Live not for the-end-of-the-song.
Live in the along
-Gwendolyn Brooks, "Speech To the
Young: Speech to the Progress-Toward"
Biography-Criticism
Though Gwendolyn Brooks was born in Topeka, Kansas in 1917, she moved
to the South side of Chicago after only a month, and so considers
herself a native Chicagoan. Most of her poems and prose revolve around
the city where she grew up, but she paints a different picture of
Chicago than fellow Chicago writer, Richard Wright, infusing the South
side with a previously unexplored beauty and dignity.

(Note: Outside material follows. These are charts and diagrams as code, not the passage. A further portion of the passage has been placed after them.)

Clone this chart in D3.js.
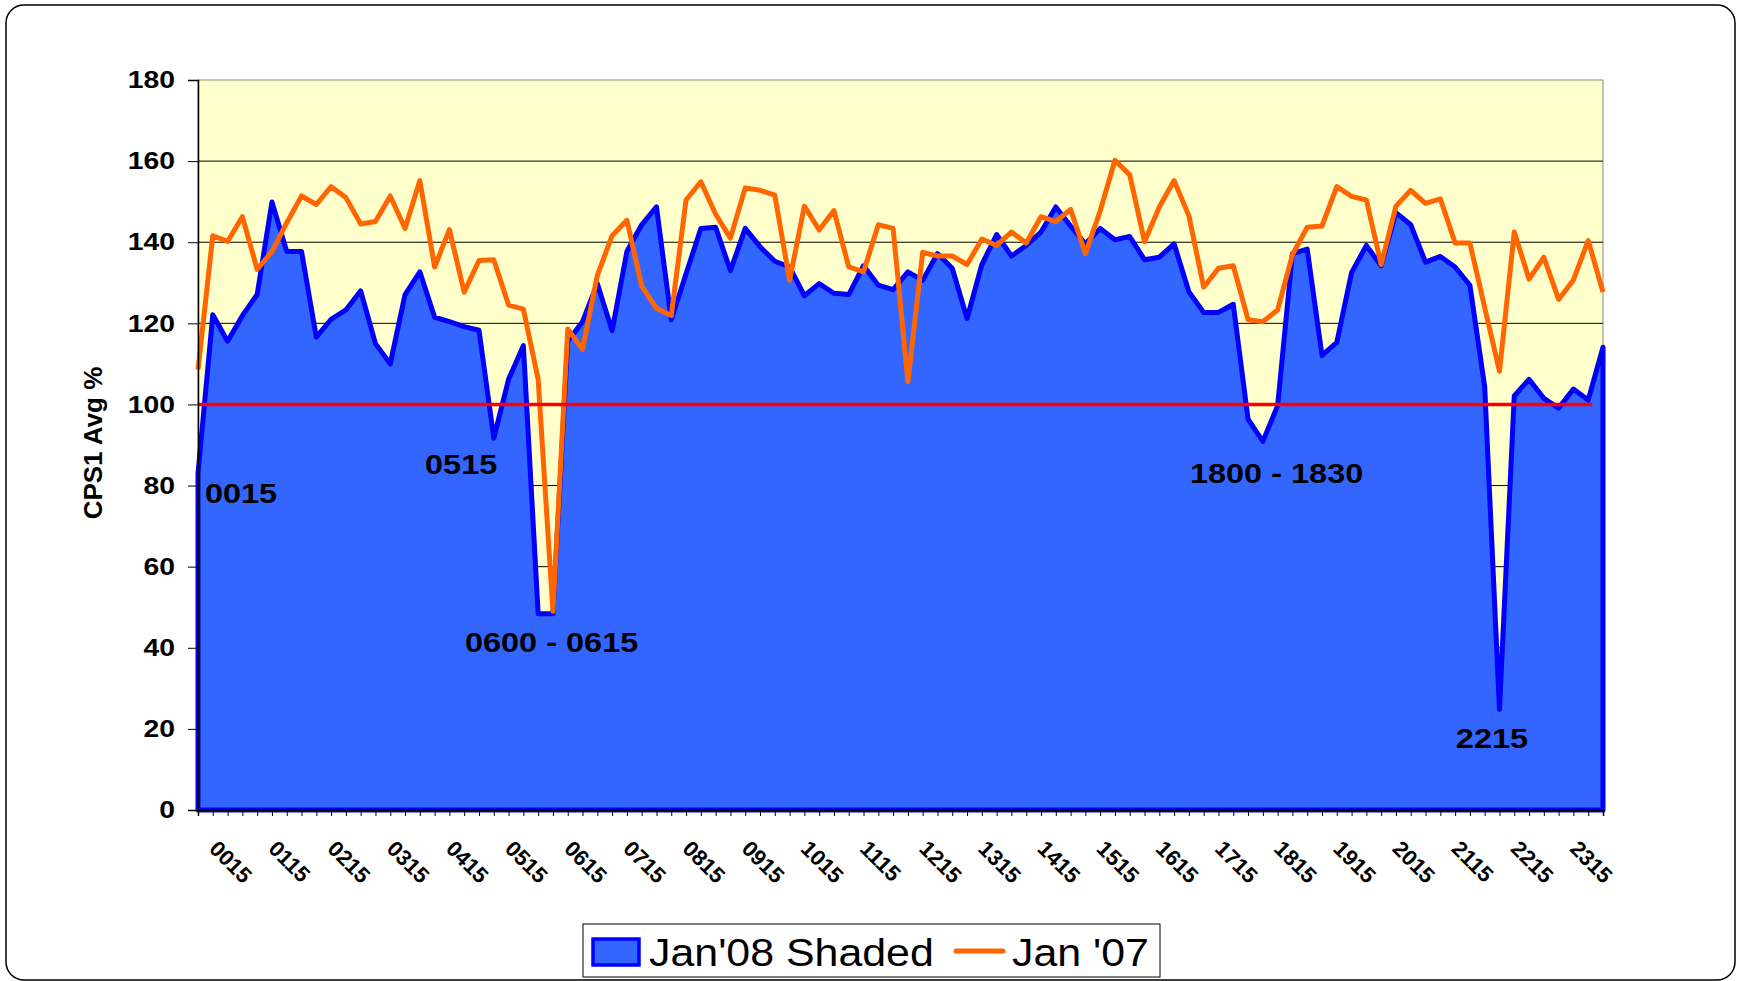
<!DOCTYPE html>
<html>
<head>
<meta charset="utf-8">
<script src="https://cdn.jsdelivr.net/npm/d3@7"></script>
<style>
  body { margin: 0; background: #fff; }
  svg { display: block; font-family: "Liberation Sans", Arial, sans-serif; }
</style>
</head>
<body>
<svg id="chart" width="1740" height="981"></svg>
<script>
// Jan'08 (shaded area), one value per 15 min slot, 0015 .. 2400
var jan08 = [83, 122.1, 115.6, 121.9, 127.1, 149.9, 137.7, 137.7, 116.6, 121, 123.3, 128,
  115, 110, 127.1, 132.7, 121.5, 120.4, 119.2, 118.3, 91.7, 106.2, 114.5, 48.4,
  48.4, 115.6, 120.4, 129.8, 118.2, 137.7, 144.3, 148.7, 120.9, 132.2, 143.4, 143.7,
  133, 143.4, 138.9, 135.3, 133.9, 126.8, 129.8, 127.4, 127.1, 134.2, 129.4, 128.3,
  132.7, 130.6, 137.2, 133.6, 121.2, 134.5, 141.9, 136.6, 139.2, 142.5, 148.7, 144,
  139.6, 143.4, 140.6, 141.4, 135.7, 136.3, 139.6, 127.8, 122.7, 122.7, 124.7, 96.4,
  90.9, 99.7, 137.2, 138.3, 112.1, 115.3, 132.5, 139.2, 134.2, 147.3, 144.3, 135.1,
  136.5, 133.9, 129.4, 104.4, 24.8, 102.1, 106.2, 101.5, 99.1, 103.8, 101.1, 114.1];

// Jan '07 (orange line)
var jan07 = [108.6, 141.6, 140.2, 146.3, 133.3, 137.7, 144.8, 151.4, 149.3, 153.7, 151, 144.5,
  145.1, 151.4, 143.4, 155.2, 133.9, 143.1, 127.7, 135.5, 135.7, 124.5, 123.5, 106.2,
  49, 118.6, 113.6, 131.8, 141.6, 145.4, 129.2, 123.7, 121.9, 150.4, 154.9, 146.9,
  141, 153.4, 152.8, 151.6, 130.6, 148.9, 143, 147.8, 133.9, 132.7, 144.3, 143.4,
  105.6, 137.5, 136.6, 136.6, 134.5, 140.8, 139.2, 142.5, 139.8, 146.3, 145.1, 148.1,
  137.2, 147.7, 160.2, 156.6, 140.1, 148.7, 155.2, 146.5, 128.9, 133.6, 134.2, 120.9,
  120.4, 123.3, 136.9, 143.7, 144, 153.7, 151.3, 150.4, 134.5, 148.9, 152.8, 149.6,
  150.7, 139.8, 139.8, 123.9, 108.2, 142.5, 130.9, 136.3, 125.9, 130.7, 140.4, 127.7];

var tickLabels = ["0015", "0115", "0215", "0315", "0415", "0515", "0615", "0715",
  "0815", "0915", "1015", "1115", "1215", "1315", "1415", "1515",
  "1615", "1715", "1815", "1915", "2015", "2115", "2215", "2315"];

var yTicks = [0, 20, 40, 60, 80, 100, 120, 140, 160, 180];

var targetValue = 100;
var targetLastSlot = 94;

// outage notes: label + the slot/value they sit at
var notes = [
  { text: "0015", slot: 0.47, value: 75.7 },
  { text: "0515", slot: 15.35, value: 82.9 },
  { text: "0600 - 0615", slot: 18.05, value: 38.9 },
  { text: "1800 - 1830", slot: 67.07, value: 80.6 },
  { text: "2215", slot: 85.05, value: 15.3 }
];

var svg = d3.select("#chart");
var plotLeft = 198, plotRight = 1603, plotTop = 80, plotBottom = 810;

// rounded outer frame
svg.append("rect")
  .attr("x", 6).attr("y", 5)
  .attr("width", 1729).attr("height", 975)
  .attr("rx", 18)
  .attr("fill", "#fff")
  .attr("stroke", "#000")
  .attr("stroke-width", 1.5);

var x = d3.scaleLinear().domain([0, jan08.length - 1]).range([plotLeft, plotRight]);
var y = d3.scaleLinear().domain([0, 180]).range([plotBottom, plotTop]);

// plot background
svg.append("rect")
  .attr("x", plotLeft).attr("y", plotTop)
  .attr("width", plotRight - plotLeft).attr("height", plotBottom - plotTop)
  .attr("fill", "#FFFFCC")
  .attr("stroke", "#888")
  .attr("stroke-width", 1);

// grid lines
svg.append("g").selectAll("line")
  .data(yTicks.filter(function(d){ return d > 0 && d < 180; }))
  .enter()
  .append("line")
  .attr("x1", plotLeft).attr("x2", plotRight)
  .attr("y1", function(d){ return y(d); })
  .attr("y2", function(d){ return y(d); })
  .attr("stroke", "#000")
  .attr("stroke-width", 1);

// Jan'08 shaded area
var area = d3.area()
  .x(function(d, i){ return x(i); })
  .y0(y(0))
  .y1(function(d){ return y(d); });

svg.append("path")
  .datum(jan08)
  .attr("d", area)
  .attr("fill", "#3366FF")
  .attr("stroke", "#0000FF")
  .attr("stroke-width", 5)
  .attr("stroke-linejoin", "round");

// Jan '07 line
var line = d3.line()
  .x(function(d, i){ return x(i); })
  .y(function(d){ return y(d); });

svg.append("path")
  .datum(jan07)
  .attr("d", line)
  .attr("fill", "none")
  .attr("stroke", "#FF6600")
  .attr("stroke-width", 5)
  .attr("stroke-linejoin", "round");

// 100% reference line
svg.append("line")
  .attr("x1", x(0) + 1).attr("x2", x(targetLastSlot) + 4)
  .attr("y1", y(targetValue)).attr("y2", y(targetValue))
  .attr("stroke", "#FF0000")
  .attr("stroke-width", 3.5);

// y axis
var yAxis = svg.append("g")
  .attr("transform", "translate(" + plotLeft + ",0)")
  .call(d3.axisLeft(y).tickValues(yTicks).tickSize(10).tickPadding(13));
yAxis.select(".domain").attr("stroke", "#000").attr("stroke-width", 1.5);
yAxis.selectAll(".tick line").attr("stroke", "#000");
yAxis.selectAll(".tick text")
  .attr("font-size", 24)
  .attr("font-weight", "bold")
  .attr("font-family", "Liberation Sans, Arial, sans-serif")
  .attr("fill", "#000")
  .attr("x", -23 / 1.18)
  .attr("transform", "scale(1.18,1)");

// x axis: minor tick on every slot
var xAxis = svg.append("g")
  .attr("transform", "translate(0," + plotBottom + ")")
  .call(d3.axisBottom(x).tickValues(d3.range(jan08.length)).tickSize(6).tickFormat(""));
xAxis.select(".domain").attr("stroke", "#000").attr("stroke-width", 1.5);
xAxis.selectAll(".tick line").attr("stroke", "#000");

svg.append("g").selectAll("text")
  .data(tickLabels)
  .enter()
  .append("text")
  .attr("transform", function(d, i){
    return "translate(" + (x(i * 4) + 10) + "," + (plotBottom + 40) + ") rotate(45)";
  })
  .attr("font-size", 22)
  .attr("font-weight", "bold")
  .attr("fill", "#000")
  .text(function(d){ return d; });

// y title
svg.append("text")
  .attr("transform", "translate(102," + ((plotTop + plotBottom) / 2 - 2) + ") rotate(-90)")
  .attr("text-anchor", "middle")
  .attr("font-size", 26)
  .attr("font-weight", "bold")
  .text("CPS1 Avg %");

// outage notes
svg.append("g").selectAll("text")
  .data(notes)
  .enter()
  .append("text")
  .attr("transform", function(d){
    return "translate(" + x(d.slot) + "," + y(d.value) + ") scale(1.16,1)";
  })
  .attr("font-size", 28)
  .attr("font-weight", "bold")
  .attr("fill", "#000")
  .text(function(d){ return d.text; });

// legend
var legend = svg.append("g");
legend.append("rect")
  .attr("x", 583).attr("y", 924)
  .attr("width", 577).attr("height", 53)
  .attr("fill", "#fff")
  .attr("stroke", "#000")
  .attr("stroke-width", 1);
legend.append("rect")
  .attr("x", 593).attr("y", 939)
  .attr("width", 46).attr("height", 26)
  .attr("fill", "#3366FF")
  .attr("stroke", "#0000FF")
  .attr("stroke-width", 3.5);
legend.append("text")
  .attr("transform", "translate(649,966) scale(1.1,1)")
  .attr("font-size", 39)
  .text("Jan'08 Shaded");
legend.append("line")
  .attr("x1", 956).attr("x2", 1003)
  .attr("y1", 951).attr("y2", 951)
  .attr("stroke", "#FF6600")
  .attr("stroke-width", 5)
  .attr("stroke-linecap", "round");
legend.append("text")
  .attr("transform", "translate(1012,966) scale(1.1,1)")
  .attr("font-size", 39)
  .text("Jan '07");
</script>
</body>
</html>
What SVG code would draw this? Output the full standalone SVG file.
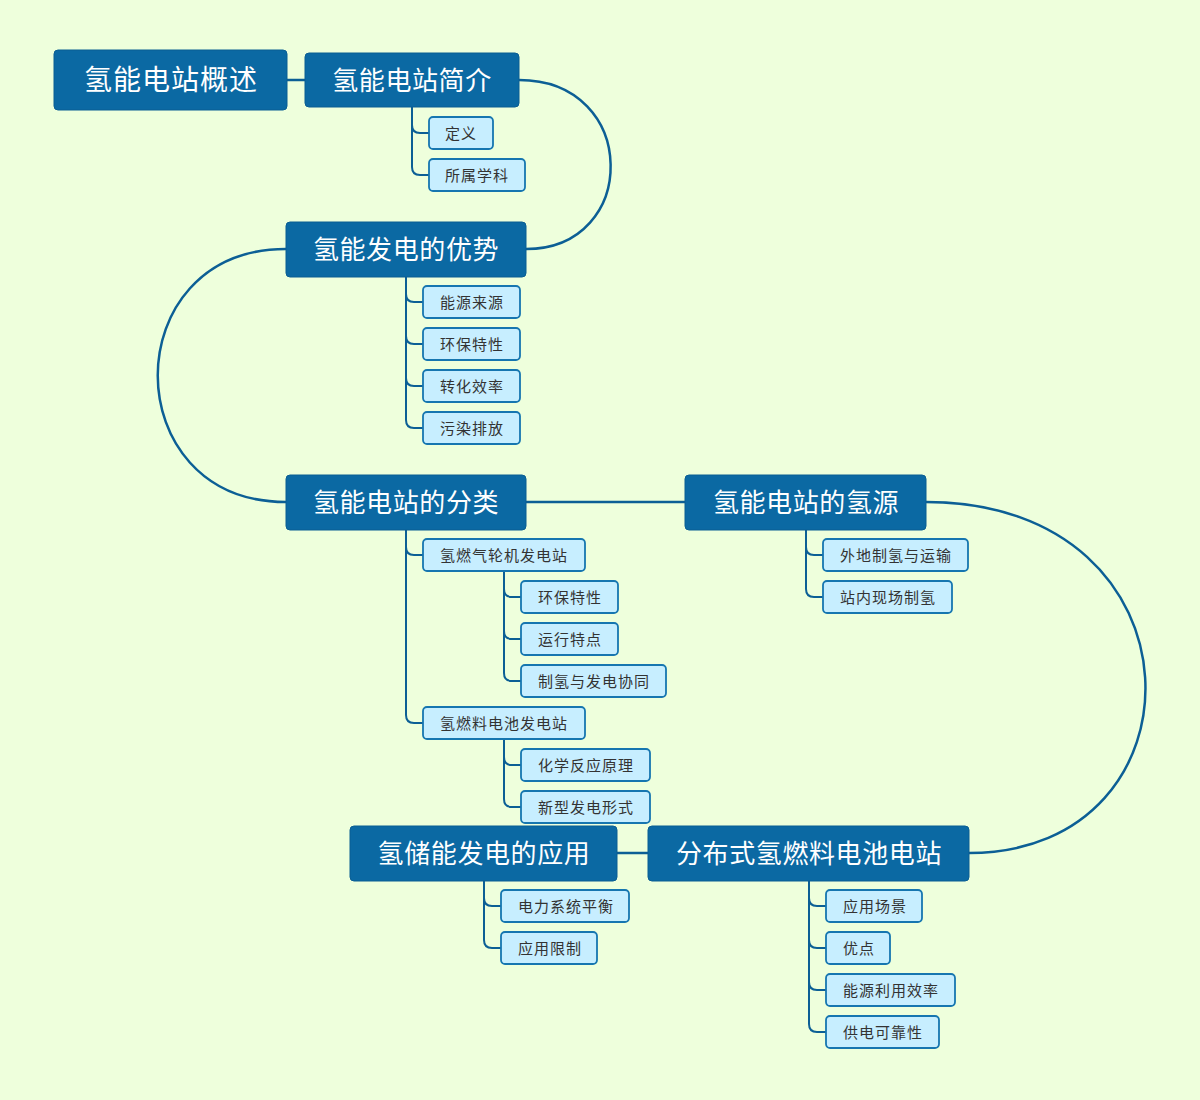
<svg xmlns="http://www.w3.org/2000/svg" width="1200" height="1100" viewBox="0 0 1200 1100">
<style>
.bg{fill:#eeffdc}
.m rect{fill:#0b69a3;stroke:#0a5e93;stroke-width:1}
.m text{fill:#ffffff;font-family:"Noto Sans CJK SC","Noto Sans",sans-serif;font-size:26px;letter-spacing:0.6px;text-anchor:middle;dominant-baseline:central;transform:translateY(-2px)}
.m.root text{font-size:28px;letter-spacing:1px}
.s rect{fill:#c7eeff;stroke:#1676b0;stroke-width:1.8}
.s text{fill:#333333;font-family:"Noto Sans CJK SC","Noto Sans",sans-serif;font-size:15px;letter-spacing:1px;text-anchor:middle;dominant-baseline:central;transform:translateY(-1px)}
.c path{fill:none;stroke:#0c5f95;stroke-linecap:round}
.c .main{stroke-width:2.5}
.c .sub{stroke-width:2}
</style>
<rect class="bg" x="0" y="0" width="1200" height="1100"/>
<g class="c" id="connectors">
<path class="main" d="M287,80 H305"/>
<path class="main" d="M519,80 C640,80 640,249 526,249"/>
<path class="main" d="M286,249 C115,249 115,502 286,502"/>
<path class="main" d="M526,502 H685"/>
<path class="main" d="M926,502 C1211,502 1211,853 969,853"/>
<path class="main" d="M648,853 H617"/>
<path class="sub" d="M412,107 V125 Q412,133 420,133 H429"/>
<path class="sub" d="M412,107 V167 Q412,175 420,175 H429"/>
<path class="sub" d="M406,277 V294 Q406,302 414,302 H423"/>
<path class="sub" d="M406,277 V336 Q406,344 414,344 H423"/>
<path class="sub" d="M406,277 V378 Q406,386 414,386 H423"/>
<path class="sub" d="M406,277 V420 Q406,428 414,428 H423"/>
<path class="sub" d="M406,530 V547 Q406,555 414,555 H423"/>
<path class="sub" d="M406,530 V715 Q406,723 414,723 H423"/>
<path class="sub" d="M504,571 V589 Q504,597 512,597 H521"/>
<path class="sub" d="M504,571 V631 Q504,639 512,639 H521"/>
<path class="sub" d="M504,571 V673 Q504,681 512,681 H521"/>
<path class="sub" d="M504,739 V757 Q504,765 512,765 H521"/>
<path class="sub" d="M504,739 V799 Q504,807 512,807 H521"/>
<path class="sub" d="M806,530 V547 Q806,555 814,555 H823"/>
<path class="sub" d="M806,530 V589 Q806,597 814,597 H823"/>
<path class="sub" d="M484,881 V898 Q484,906 492,906 H501"/>
<path class="sub" d="M484,881 V940 Q484,948 492,948 H501"/>
<path class="sub" d="M809,881 V898 Q809,906 817,906 H826"/>
<path class="sub" d="M809,881 V940 Q809,948 817,948 H826"/>
<path class="sub" d="M809,881 V982 Q809,990 817,990 H826"/>
<path class="sub" d="M809,881 V1024 Q809,1032 817,1032 H826"/>
</g>
<g id="n1" class="m root"><rect x="54" y="50" width="233" height="60" rx="4"/><text x="171" y="80">氢能电站概述</text></g>
<g id="n2" class="m"><rect x="305" y="53" width="214" height="54" rx="4"/><text x="412" y="80">氢能电站简介</text></g>
<g id="n3" class="m"><rect x="286" y="222" width="240" height="55" rx="4"/><text x="406" y="249">氢能发电的优势</text></g>
<g id="n4" class="m"><rect x="286" y="475" width="240" height="55" rx="4"/><text x="406" y="502">氢能电站的分类</text></g>
<g id="n5" class="m"><rect x="685" y="475" width="241" height="55" rx="4"/><text x="806" y="502">氢能电站的氢源</text></g>
<g id="n6" class="m"><rect x="350" y="826" width="267" height="55" rx="4"/><text x="484" y="853">氢储能发电的应用</text></g>
<g id="n7" class="m"><rect x="648" y="826" width="321" height="55" rx="4"/><text x="809" y="853">分布式氢燃料电池电站</text></g>
<g id="s1" class="s"><rect x="429" y="117" width="64" height="32" rx="4"/><text x="461" y="133">定义</text></g>
<g id="s2" class="s"><rect x="429" y="159" width="96" height="32" rx="4"/><text x="477" y="175">所属学科</text></g>
<g id="s3" class="s"><rect x="423" y="286" width="97" height="32" rx="4"/><text x="472" y="302">能源来源</text></g>
<g id="s4" class="s"><rect x="423" y="328" width="97" height="32" rx="4"/><text x="472" y="344">环保特性</text></g>
<g id="s5" class="s"><rect x="423" y="370" width="97" height="32" rx="4"/><text x="472" y="386">转化效率</text></g>
<g id="s6" class="s"><rect x="423" y="412" width="97" height="32" rx="4"/><text x="472" y="428">污染排放</text></g>
<g id="s7" class="s"><rect x="423" y="539" width="162" height="32" rx="4"/><text x="504" y="555">氢燃气轮机发电站</text></g>
<g id="s8" class="s"><rect x="521" y="581" width="97" height="32" rx="4"/><text x="570" y="597">环保特性</text></g>
<g id="s9" class="s"><rect x="521" y="623" width="97" height="32" rx="4"/><text x="570" y="639">运行特点</text></g>
<g id="s10" class="s"><rect x="521" y="665" width="145" height="32" rx="4"/><text x="594" y="681">制氢与发电协同</text></g>
<g id="s11" class="s"><rect x="423" y="707" width="162" height="32" rx="4"/><text x="504" y="723">氢燃料电池发电站</text></g>
<g id="s12" class="s"><rect x="521" y="749" width="129" height="32" rx="4"/><text x="586" y="765">化学反应原理</text></g>
<g id="s13" class="s"><rect x="521" y="791" width="129" height="32" rx="4"/><text x="586" y="807">新型发电形式</text></g>
<g id="s14" class="s"><rect x="823" y="539" width="145" height="32" rx="4"/><text x="896" y="555">外地制氢与运输</text></g>
<g id="s15" class="s"><rect x="823" y="581" width="129" height="32" rx="4"/><text x="888" y="597">站内现场制氢</text></g>
<g id="s16" class="s"><rect x="501" y="890" width="128" height="32" rx="4"/><text x="566" y="906">电力系统平衡</text></g>
<g id="s17" class="s"><rect x="501" y="932" width="96" height="32" rx="4"/><text x="550" y="948">应用限制</text></g>
<g id="s18" class="s"><rect x="826" y="890" width="96" height="32" rx="4"/><text x="875" y="906">应用场景</text></g>
<g id="s19" class="s"><rect x="826" y="932" width="64" height="32" rx="4"/><text x="859" y="948">优点</text></g>
<g id="s20" class="s"><rect x="826" y="974" width="129" height="32" rx="4"/><text x="891" y="990">能源利用效率</text></g>
<g id="s21" class="s"><rect x="826" y="1016" width="113" height="32" rx="4"/><text x="883" y="1032">供电可靠性</text></g>
</svg>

Brooks attended three different high schools in Chicago,
the first of which was made up of all white students, the second of
which was contrastingly all black, and the last of which was
integrated. Her experiences at these schools helped shape her views on
race at a relatively early age. In 1930, her first poem was published
when she was only 13 years old. Brooks wrote steadily throughout her
teen years, and had her first book of poetry, A Street in
Bronzeville, published in 1945. With the publication of her first
group of poems, Brooks became critically and commercially embraced. Her
second book of poetry, Annie Allen, won her the Pulitzer Prize
in 1950. She was the first African American to win. Brooks became a
teacher in 1963 and relished the role, taking very seriously the
responsibility of helping young people discover the poetry in their
lives. Brooks wrote numerous volumes of poems and a few novels,
concentrating most of her work on the lives of ordinary black
people.
In 1967 Brooks attended the Second Black Writers
Conference at Fist University, which changed her writing style, and
more importantly, her life. Listening to other writers at the
conference, Brooks decided that her poetry should be more politically
aware and should be more focused on the struggles of black America. She
decided against continuing to have her poems published by large,
predominately white, publishing houses, and opted instead to support
small black publishing houses. Soon after, Brooks was named the Poet
Laureate of the State of Illinois and combined her newfound political
consciousness with the role of spokesperson. She continued educating
and writing throughout the seventies, eighties and nineties until her
death in 2000.
Selected Bibliography
Works by the Author
A Street In Bronzeville (1945)
Annie Allen (1949)
Maud Martha (1953)
Bronzeville Boys and Girls (1956)
The Bean Eaters (1960)
We Real Cool (1966)
In the Mecca (1968)
Riot (1969)
Family Pictures (1970)
Report From Part One (1972)
Report from Part Two (1996)
Works about the Author
Bloom, Harold. Gwendolyn Brooks. Philadelphia: Chelsea House
Publishers, 2000.
Brown, Patricia L., Don L. Lee, and Francis Ward, eds.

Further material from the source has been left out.